Let's walk through this statement line by line:

  • We SELECT all ( * ) of the records FROM the sponsors table.

  • We JOIN the athletes table to the sponsors table ON the key that is the same for and links both tables: The sponsor_id (which is athletes.sponsor_id on the athletes table and sponsors.id on the sponsors table).

  • We limit the JOIN to only those records WHERE the sponsors.id is 1.

So, in plain English, we're joining the athletes and sponsors tables together wherever the sponsor_id column of the athletes table is equal to the id column of the sponsors table. Then, we're narrowing to just the records where the sponsors table has an ID of 1.

The join statement is used to simplify queries across multiple tables. Again, it has nothing inherently to do with join tables. But, as we're about to see, you can use it to join together tables that include a join table.

Join Statements with Join Tables

Let's move to a more complex example. The spotlight on some athletes has grown, and now some athletes have many sponsors, and an organization can continue to sponsor many athletes. The data now looks like this:

athletes
---------

 id | name
----+--------
  1 | Michael Jordan
  2 | Maria Sharapova   
  3 | David Beckham


sponsors
--------

 id |     name      
----+-----------------
  1 | Nike
  2 | Adidas

endorsements (join table)
--------

 id | athlete_id | sponsor_id
----+-----------+-----------
  1 |         1 |          1
  2 |         2 |          1
  3 |         1 |          2

If we want to figure out who all of Nike's athletes are without using a join statement, we have to go through two steps. First, we select all of the entries in the join table, endorsements:

SELECT athlete_id FROM endorsements WHERE sponsor_id = 1;

From this statement, we get the athlete_ids 1 and 2 back. Now, we have to loop through each of these athlete_ids and select the corresponding athlete:

SELECT * FROM athletes WHERE id = 1;
SELECT * FROM athletes WHERE id = 2;

To do this more efficiently, we can use a 3-table join:

SELECT athletes.* FROM sponsors
JOIN endorsements ON (sponsors.id = endorsements.sponsor_id)
JOIN athletes ON (endorsements.athlete_id = athletes.id)
WHERE sponsors.id = 1;

We're taking all of the sponsors with ID 1, then joining all of the endorsements to that sponsor, and then joining all of the athletes to those endorsements, and finally selecting everything from those athletes.

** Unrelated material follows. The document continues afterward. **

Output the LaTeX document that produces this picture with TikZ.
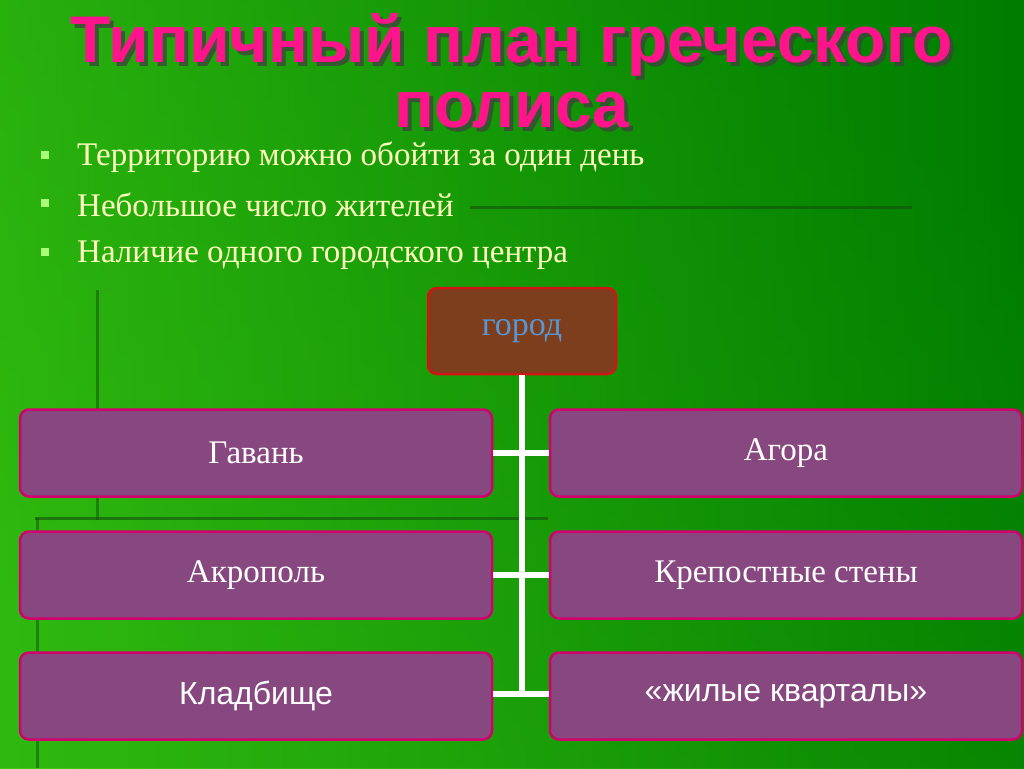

Let's look at another join statement using an example we have seen before.

friends
-------

 id | name    | phone
 ---+---------+-----------
 1  | Chris   | 9165551212
 2  | Jessica | 3235551212
 3  | Jake    | 4155551212


cities
------

 id | city     | state
 ---+----------+------
 1  | Chicago  | IL
 2  | New York | NY
 3  | Oakland  | CA
 4  | Portland | OR


cities_friends (join table)
--------------

 id | city_id | friend_id
 ---+---------+----------
 1  | 1       | 1
 2  | 1       | 2
 3  | 2       | 3
 4  | 2       | 1

If we want to figure out all of the cities that Chris has visited, we can use this join statement:

SELECT cities.* FROM friends
JOIN cities_friends ON (friends.id = cities_friends.friend_id)
JOIN cities ON (cities_friends.city_id = cities.id)
WHERE friends.id = 1;

Sometimes it is easiest to look at join statements backwards. We want our results to be centered around whatever friend has an id = 1. So, we ask the database to look at the friends table and the cities_friends table together. Then, to return any entries where friends.id is the same as cities_friends.friend_id, or in our case, where the friend_id value in the cities_friends table is 1.

Just by looking at the cities_friends table, we can see that there are two entries where friend_id is 1. Then we ask the database to use those two entries, look at whatever their city_id is (in this case 1 and 2), then find those same numbers in the cities table (Chicago and New York) and return all (*) information about the cities.

Think of it like slowly filtering down results of our queries. We start with a lot of database entries, we filter the join table first for the the correct friend, then we look for the IDs of the other table that match with the result of our first filtering. Then we ask the database to return everything about the entries on the other table that matched.